# What you need to do
The exercise asks for every line of the data to be reproduced exactly.

# Supplied information
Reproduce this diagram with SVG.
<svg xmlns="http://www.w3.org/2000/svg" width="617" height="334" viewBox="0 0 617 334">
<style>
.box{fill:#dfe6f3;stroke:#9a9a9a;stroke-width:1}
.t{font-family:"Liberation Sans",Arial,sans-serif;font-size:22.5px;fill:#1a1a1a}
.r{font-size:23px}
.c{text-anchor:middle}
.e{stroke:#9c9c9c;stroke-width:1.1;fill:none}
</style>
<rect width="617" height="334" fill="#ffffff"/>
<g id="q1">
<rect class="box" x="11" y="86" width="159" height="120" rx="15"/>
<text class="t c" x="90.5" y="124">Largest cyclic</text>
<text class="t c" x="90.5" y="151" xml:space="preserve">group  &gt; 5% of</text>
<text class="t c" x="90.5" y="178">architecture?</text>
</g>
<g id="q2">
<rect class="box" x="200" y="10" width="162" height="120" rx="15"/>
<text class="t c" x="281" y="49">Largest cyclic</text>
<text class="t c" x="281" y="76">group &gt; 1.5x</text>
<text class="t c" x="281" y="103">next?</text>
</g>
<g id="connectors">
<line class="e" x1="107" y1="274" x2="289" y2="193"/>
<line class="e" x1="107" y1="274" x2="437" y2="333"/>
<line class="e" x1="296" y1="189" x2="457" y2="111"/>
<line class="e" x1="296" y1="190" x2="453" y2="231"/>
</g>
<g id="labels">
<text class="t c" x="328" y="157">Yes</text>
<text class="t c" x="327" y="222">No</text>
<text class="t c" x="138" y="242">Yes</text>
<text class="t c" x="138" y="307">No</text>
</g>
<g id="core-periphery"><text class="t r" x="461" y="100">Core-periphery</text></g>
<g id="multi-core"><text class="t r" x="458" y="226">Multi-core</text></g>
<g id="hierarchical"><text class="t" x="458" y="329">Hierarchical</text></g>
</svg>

# Expected answer
Reproduce this diagram with SVG.
<svg xmlns="http://www.w3.org/2000/svg" width="617" height="334" viewBox="0 0 617 334">
<style>
.box{fill:#dfe6f3;stroke:#9a9a9a;stroke-width:1}
.t{font-family:"Liberation Sans",Arial,sans-serif;font-size:22.5px;fill:#1a1a1a}
.r{font-size:23px}
.c{text-anchor:middle}
.e{stroke:#9c9c9c;stroke-width:1.1;fill:none}
</style>
<rect width="617" height="334" fill="#ffffff"/>
<g id="q1">
<rect class="box" x="11" y="86" width="159" height="120" rx="15"/>
<text class="t c" x="90.5" y="124">Largest cyclic</text>
<text class="t c" x="90.5" y="151" xml:space="preserve">group  &gt; 5% of</text>
<text class="t c" x="90.5" y="178">architecture?</text>
</g>
<g id="q2">
<rect class="box" x="200" y="10" width="162" height="120" rx="15"/>
<text class="t c" x="281" y="49">Largest cyclic</text>
<text class="t c" x="281" y="76">group &gt; 1.5x</text>
<text class="t c" x="281" y="103">next?</text>
</g>
<g id="connectors">
<line class="e" x1="107" y1="274" x2="289" y2="193"/>
<line class="e" x1="107" y1="274" x2="437" y2="333"/>
<line class="e" x1="296" y1="189" x2="457" y2="111"/>
<line class="e" x1="296" y1="190" x2="453" y2="231"/>
</g>
<g id="labels">
<text class="t c" x="328" y="157">Yes</text>
<text class="t c" x="327" y="222">No</text>
<text class="t c" x="138" y="242">Yes</text>
<text class="t c" x="138" y="307">No</text>
</g>
<g id="core-periphery"><text class="t r" x="461" y="100">Core-periphery</text></g>
<g id="multi-core"><text class="t r" x="458" y="226">Multi-core</text></g>
<g id="hierarchical"><text class="t" x="458" y="329">Hierarchical</text></g>
</svg>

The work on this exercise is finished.